Dans ce contexte, le « dictateur » Javier Milei (terme scandé par les militants de gauche et les manifestantes rassemblés face à certaines ambassades européennes lors de la grève du 24 janvier) vient de subir une poignante défaite au Congrès. C’est au moins la conclusion de l’opposition. Mais les choses ne sont pas aussi simples. En regardant entre les lignes d’un point de vue des jeux de stratégie, les analystes politiques croient déceler une brillante manœuvre de la part du gouvernement : laisser à découvert la « casta » qui persiste dans le maintien du statu quo, ce nid de la décadence qui menait le pays tout droit vers des exemplaires régimes prolifiques et progressistes comme ceux de Cuba, du Nicaragua et du Venezuela, tous associés de l’ère « K ».
Dans ce contexte, ladite « loi omnibus » a été mise en arrêt par le président lui-même, car le projet « ne valait pas la peine d’être révisé pour être détruit ». Nommée « Loi des bases et point de départ pour la liberté des Argentins », la loi ne sera pas traitée au Parlement malgré l’approbation « en général » par une majorité de 144 députés de différents horizons politiques contre 109 voix. La proposition législative de La Libertad Avanza avait fait passer ce premier texte avec seulement 37 députés, ce qui met en valeur le principe démocratique de la procédure et le fort soutien à la loi de la part de sept partis politiques. Tout a basculé à l’approche des sujets sensibles aux intérêts des lobbys (le tabac, la ressource halieutique, etc.), ainsi que la privatisation d’une trentaine d’entreprises de l’État déficitaires (la plus emblématique reste Aerolíneas Argentines, avec des pertes annuelles de l’ordre de six milliards de dollars). De fait, la discussion « en particulier » de chaque article, après les trois premiers approuvés, a été stoppée nette au moment où la Chambre des députés s’apprêtait à voter l’article 4 aléa H sur le thème des fonds fiduciaires.

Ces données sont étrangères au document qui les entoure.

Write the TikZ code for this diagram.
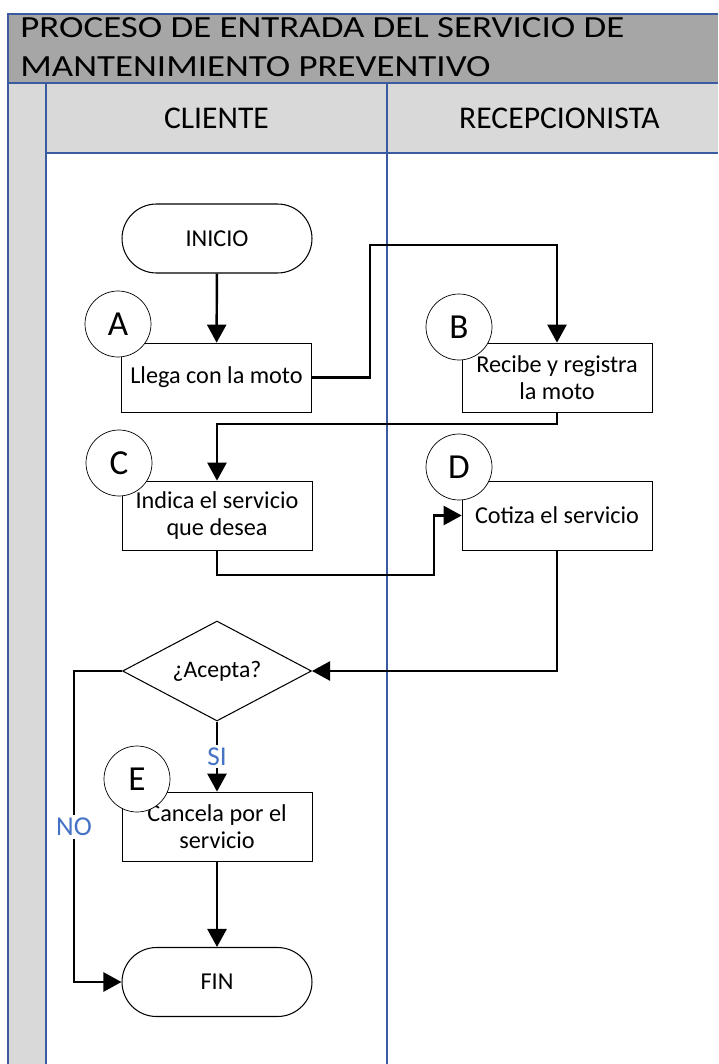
\documentclass[tikz,border=0pt]{standalone}
\usepackage{fontspec}
\setmainfont{Carlito}
\usetikzlibrary{arrows.meta,shapes.geometric}

\definecolor{carril}{HTML}{3A5BA0}
\definecolor{titulo}{HTML}{A6A6A6}
\definecolor{cabecera}{HTML}{D9D9D9}
\definecolor{etiq}{HTML}{4472C4}

\begin{document}
\begin{tikzpicture}[x=0.02cm,y=-0.02cm,
    caja/.style={draw,thin,fill=white,minimum width=3.8cm,minimum height=1.38cm,align=center,font=\fontsize{13.8}{15.3}\selectfont,inner sep=1pt},
    terminal/.style={draw,semithick,fill=white,rounded corners=0.69cm,minimum width=3.8cm,minimum height=1.38cm,font=\fontsize{13.8}{16}\selectfont},
    decision/.style={draw,semithick,fill=white,diamond,aspect=1.89,minimum width=3.78cm,minimum height=2cm,inner sep=0pt,font=\fontsize{13.5}{16}\selectfont},
    letra/.style={draw,thin,fill=white,circle,minimum size=1.32cm,inner sep=0pt,font=\fontsize{20}{24}\selectfont},
    flecha/.style={line width=1.4pt,-{Triangle[length=0.36cm,width=0.38cm]}},
    etiqueta/.style={fill=white,text=etiq,inner sep=1.5pt,font=\fontsize{15.5}{18}\selectfont},
    titular/.style={anchor=base west,inner sep=0pt,xscale=1.2,font=\fontsize{17.5}{20}\selectfont},
    borde/.style={carril,line width=0.9pt}]
  \useasboundingbox (0,0) rectangle (718,1064);
  % fondos de la cabecera y de la franja izquierda
  \fill[titulo] (8,14) rectangle (718,83);
  \fill[cabecera] (8,83) rectangle (718,153);
  \fill[cabecera] (8,153) rectangle (46,1064);
  % lineas de los carriles
  \draw[borde] (718,14) -- (8,14) -- (8,1064);
  \draw[borde] (8,83) -- (718,83);
  \draw[borde] (46,83) -- (46,1064);
  \draw[borde] (46,153) -- (718,153);
  \draw[borde] (387,83) -- (387,1064);
  % textos de cabecera
  \node[titular] (proceso) at (20,38) {PROCESO DE ENTRADA DEL SERVICIO DE};
  \node[titular] (mant) at (20,77) {MANTENIMIENTO PREVENTIVO};
  \node[font=\fontsize{18}{20}\selectfont] (cliente) at (216.5,118) {CLIENTE};
  \node[font=\fontsize{18}{20}\selectfont] (recep) at (559.5,118) {RECEPCIONISTA};
  % actividades
  \node[terminal] (inicio) at (217,238.5) {INICIO};
  \node[caja] (llega) at (216.5,377.5) {Llega con la moto};
  \node[caja] (recibe) at (557,377.5) {Recibe y registra\\la moto};
  \node[caja] (indica) at (217,515.5) {Indica el servicio\\que desea};
  \node[caja] (cotiza) at (557,515.5) {Cotiza el servicio};
  \node[decision] (acepta) at (217,671) {¿Acepta?};
  \node[caja] (cancela) at (217,826.5) {Cancela por el\\servicio};
  \node[terminal] (fin) at (217,982) {FIN};
  % letras
  \node[letra] (la) at (118,324) {A};
  \node[letra] (lb) at (459,327) {B};
  \node[letra] (lc) at (119,463) {C};
  \node[letra] (ld) at (459,467) {D};
  \node[letra] (le) at (137,779) {E};
  % conectores
  \draw[flecha] (inicio) -- (llega);
  \draw[flecha] (llega.east) -| (370,245) -| (recibe.north);
  \draw[flecha] (recibe.south) |- (217,424) -- (indica.north);
  \draw[flecha] (indica.south) |- (434,575) |- (cotiza.west);
  \draw[flecha] (cotiza.south) |- (acepta.east);
  \draw[flecha] (acepta.south) -- node[etiqueta] (si) {SI} (cancela.north);
  \draw[flecha] (cancela) -- (fin);
  \draw[flecha] (acepta.west) -| (74,827) node[etiqueta] (no) {NO} |- (fin.west);
\end{tikzpicture}
\end{document}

Ces fonds destinés au financement de projets constituent les boîtes noires de la corruption depuis trois décennies. Au total, il y a plus de 30 fidéicommis (dont la plupart ont été créés pendant la gestion de Nestor et Cristina Kirchner) qui coûtent à l’État environ 10 milliards de dollars (2 points du PIB) et sur lesquels n’existe vraiment pas de contrôle. C’est le rejet de ce point-là, de la part de l’opposition kirchneriste et de l’extrême gauche, que le traitement du projet de loi fut levé sur ordre du gouvernement : l’aléa H conférait au président la faculté de « transformer ou éliminer des assignations spécifiques, fidéicommis ou fonds fiduciaires publics et subsides […] revoir leurs provenances et destins afin d’avoir une meilleure rationalité, efficience, transparence et contrôle des ressources publiques ».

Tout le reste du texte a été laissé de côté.